The Property of a European Private Collector
The kermesse of Saint George
Lot Closed
December 9, 02:19 PM GMT
Estimate
40,000 - 60,000 GBP
Lot Details
Description
The Property of a European Private Collector
Follower of Pieter Brueghel the Younger
The kermesse of Saint George
indistinctly inscribed lower right
oil on canvas
unframed: 110.2 x 158.1 cm.; 43⅜ x 62¼ in.
framed: 129.7 x 177.8 cm.; 51⅛ x 70 in.
This large canvas replicates a composition that, unlike the majority of his œuvre, Pieter Brueghel the Younger designed independently of any of his father's works. It is a subject that encompasses the full gamut of activities associated with the kermesse, from piety, to festivity, to over-indulgence and violence, all depicted in rich detail and colour.
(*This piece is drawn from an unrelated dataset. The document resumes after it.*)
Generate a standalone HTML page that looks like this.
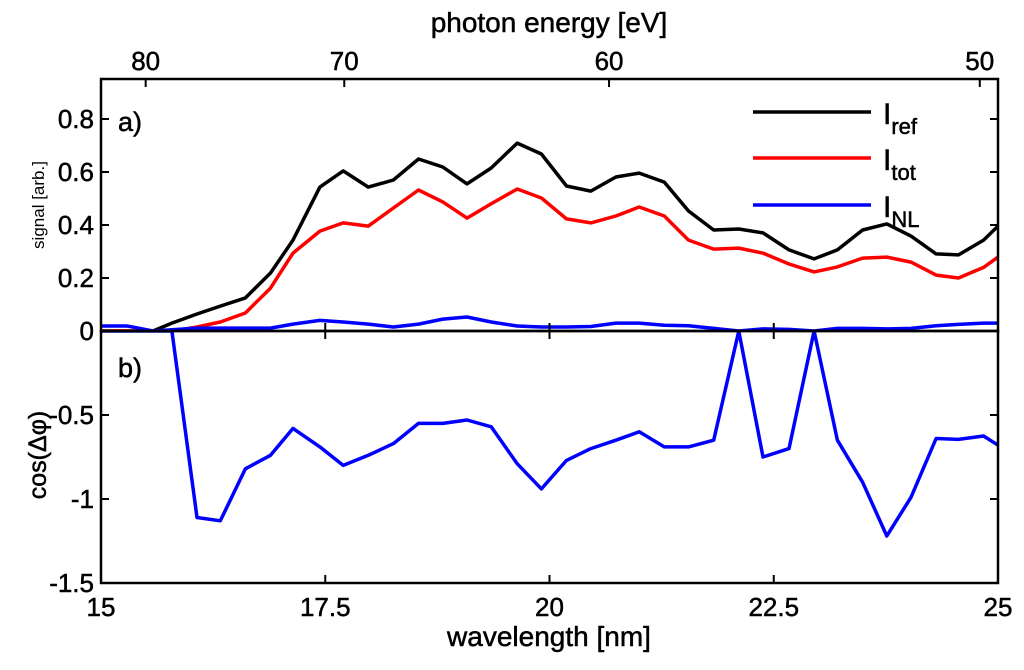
<!DOCTYPE html>
<html><head><meta charset="utf-8"><style>
html,body{margin:0;padding:0;background:#fff}
svg{display:block;font-family:"Liberation Sans",Arial,sans-serif}
</style></head><body>
<svg id="chart" width="1024" height="670" viewBox="0 0 1024 670" xmlns="http://www.w3.org/2000/svg">
<g id="g"></g>
</svg>
<script>
const wavelengths=[15.00,15.29,15.58,15.79,16.07,16.33,16.61,16.89,17.14,17.44,17.70,17.98,18.26,18.54,18.81,19.08,19.35,19.64,19.91,20.19,20.46,20.74,21.00,21.28,21.55,21.83,22.11,22.38,22.67,22.95,23.21,23.49,23.76,24.03,24.31,24.56,24.84,25.00];
const iRef=[0,0,0,0.03,0.064,0.094,0.125,0.219,0.343,0.543,0.604,0.543,0.570,0.649,0.619,0.555,0.615,0.709,0.668,0.547,0.528,0.581,0.596,0.562,0.453,0.381,0.385,0.37,0.306,0.272,0.306,0.381,0.404,0.358,0.291,0.287,0.343,0.396];
const iTot=[0,0,0,0,0.015,0.034,0.068,0.162,0.294,0.377,0.408,0.396,0.464,0.532,0.487,0.426,0.48,0.536,0.502,0.423,0.408,0.434,0.468,0.434,0.343,0.309,0.313,0.294,0.253,0.223,0.242,0.275,0.279,0.26,0.211,0.2,0.24,0.279];
const iNL=[0.019,0.019,0,0.005,0.011,0.011,0.011,0.011,0.026,0.04,0.034,0.026,0.015,0.026,0.045,0.053,0.034,0.019,0.015,0.015,0.017,0.03,0.03,0.022,0.02,0.01,0,0.008,0.006,0,0.01,0.01,0.008,0.01,0.02,0.025,0.03,0.03];
const cosPhi=[0,0,0,0,-1.11,-1.13,-0.82,-0.74,-0.58,-0.69,-0.80,-0.74,-0.67,-0.55,-0.55,-0.53,-0.57,-0.79,-0.94,-0.77,-0.70,-0.65,-0.60,-0.69,-0.69,-0.65,0,-0.75,-0.70,0,-0.65,-0.90,-1.22,-0.99,-0.64,-0.645,-0.625,-0.68];
const xTicks=[15,17.5,20,22.5,25];
const xTickLabels=["15","17.5","20","22.5","25"];
const eTicks=[80,70,60,50];
const topYTicks=[0,0.2,0.4,0.6,0.8];
const topYLabels=["0","0.2","0.4","0.6","0.8"];
const botYTicks=[-0.5,-1,-1.5];
const botYLabels=["-0.5","-1","-1.5"];

const L=101,R=998,T=79,M=331,B=583;
const xs=v=>L+(v-15)*(R-L)/10;
const yTop=v=>M-v*265;
const yBot=v=>M-v*(B-M)/1.5;
const NS="http://www.w3.org/2000/svg";
const g=document.getElementById('g');
function mk(tag,attrs,parent){const e=document.createElementNS(NS,tag);for(const k in attrs)e.setAttribute(k,attrs[k]);(parent||g).appendChild(e);return e;}
function txt(s,attrs){const e=mk('text',attrs);e.textContent=s;return e;}

const defs=mk('defs',{});
const c1=mk('clipPath',{id:'ct'},defs);mk('rect',{x:L,y:T,width:R-L,height:M-T},c1);
const c2=mk('clipPath',{id:'cb'},defs);mk('rect',{x:L,y:M,width:R-L,height:B-M},c2);

function series(vals,yf,color,clip,name){
  const d=vals.map((v,i)=>(i?'L':'M')+xs(wavelengths[i]).toFixed(1)+','+yf(v).toFixed(1)).join(' ');
  const p=mk('path',{d:d,fill:'none',stroke:color,'stroke-width':3.5,'stroke-linejoin':'round','clip-path':'url(#'+clip+')'});
  
  
}
series(iRef,yTop,'#000','ct','series-i-ref');
series(iTot,yTop,'#f00','ct','series-i-tot');
series(cosPhi,yBot,'#00f','cb','series-cos-dphi');
series(iNL,yTop,'#00f','ct','series-i-nl');

const f1=mk('rect',{x:L,y:T,width:R-L,height:M-T,fill:'none',stroke:'#000','stroke-width':2.5});


const f2=mk('rect',{x:L,y:M,width:R-L,height:B-M,fill:'none',stroke:'#000','stroke-width':2.5});



const tk=8;
const FS=26;
const ST='stroke:#000;stroke-width:0.5px';
xTicks.forEach((v,i)=>{
  const x=xs(v);
  mk('line',{x1:x,y1:B,x2:x,y2:B-tk,stroke:'#000','stroke-width':2});
  mk('line',{x1:x,y1:M,x2:x,y2:M-tk,stroke:'#000','stroke-width':2});
  mk('line',{x1:x,y1:M,x2:x,y2:M+tk,stroke:'#000','stroke-width':2});
  const t=txt(xTickLabels[i],{x:x,y:616,'text-anchor':'middle','font-size':FS,style:ST});
  
  
});
eTicks.forEach(v=>{
  const x=xs(1239.84/v);
  mk('line',{x1:x,y1:T,x2:x,y2:T+tk,stroke:'#000','stroke-width':2});
  const t=txt(String(v),{x:x,y:70,'text-anchor':'middle','font-size':FS,style:ST});
  
  
});
topYTicks.forEach((v,i)=>{
  const y=yTop(v);
  mk('line',{x1:L,y1:y,x2:L+tk,y2:y,stroke:'#000','stroke-width':2});
  mk('line',{x1:R,y1:y,x2:R-tk,y2:y,stroke:'#000','stroke-width':2});
  const t=txt(topYLabels[i],{x:94,y:y+9,'text-anchor':'end','font-size':FS,style:ST});
  
  
});
botYTicks.forEach((v,i)=>{
  const y=yBot(v);
  mk('line',{x1:L,y1:y,x2:L+tk,y2:y,stroke:'#000','stroke-width':2});
  mk('line',{x1:R,y1:y,x2:R-tk,y2:y,stroke:'#000','stroke-width':2});
  const t=txt(botYLabels[i],{x:94,y:y+9,'text-anchor':'end','font-size':FS,style:ST});
  
  
});

let t;
t=txt('photon energy [eV]',{x:549,y:32,'text-anchor':'middle','font-size':28,style:ST});


t=txt('wavelength [nm]',{x:549,y:646,'text-anchor':'middle','font-size':28,style:ST});


t=txt('signal [arb.]',{x:0,y:0,'text-anchor':'middle','font-size':17,transform:'translate(44,205) rotate(-90)'});


t=txt('cos(Δφ)',{x:0,y:0,'text-anchor':'middle','font-size':25,style:ST,transform:'translate(46,455) rotate(-90)'});


t=txt('a)',{x:118,y:131,'font-size':27,style:ST});


t=txt('b)',{x:118,y:377,'font-size':27,style:ST});



const legNames=['ref','tot','NL'];
const legColors=['#000','#f00','#00f'];
const legY=[112,158,205];
legNames.forEach((n,i)=>{
  const ln=mk('line',{x1:753,y1:legY[i],x2:871,y2:legY[i],stroke:legColors[i],'stroke-width':3.5});
  
  
  const tt=mk('text',{x:883,y:legY[i]+12,'font-size':30,style:ST});
  
  
  tt.textContent='I';
  const s=mk('tspan',{dy:10,'font-size':22},tt);s.textContent=n;
});
</script>
</body></html>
Only four autograph versions of this composition are known, making it one of Brueghel's rarest inventions. The prime version, signed and dated 1628, and of only slightly larger dimensions than the present work, was sold in these Rooms, 8 December 2004, lot 11 (for £3,701,600);1 another version, on a smaller scale and signed but not dated, is in the Stahuis Antwerpen, Antwerp;2 a painting of similar size, likewise signed and undated, was offered at Christie's, London, 9 July 2015, lot 45;3 and a further painting, believed also to be autograph, recorded in the Oberlander collection before 1993, is known only from a photograph.4
Klaus Ertz divides these four paintings into two types: Type A, the painting sold at Sotheby's in 2004, and the ex-Oberlander picture; and Type B, the work offered at Christie's and the one in Antwerp. The present painting follows the Type A composition in the position of the bagpiper in the lower right corner, rather than by the door of the inn, but takes the motif of the glutton beside an open basket in the foreground from Type B (rather than the closed basket found in Type A), and likewise omits the cockerel from the thatched roof on the right, which appears in Type A. Unlike either of the 'types', the artist here has included a dog at the bagpiper's feet.
This painting has been extensively repainted throughout. When it was cleaned and restored in 1985, certain of the scatological details in the foreground were uncovered, having previously been censored with overpaint, and the rather mysterious, illegible inscription visible in the ground, lower right, became apparent.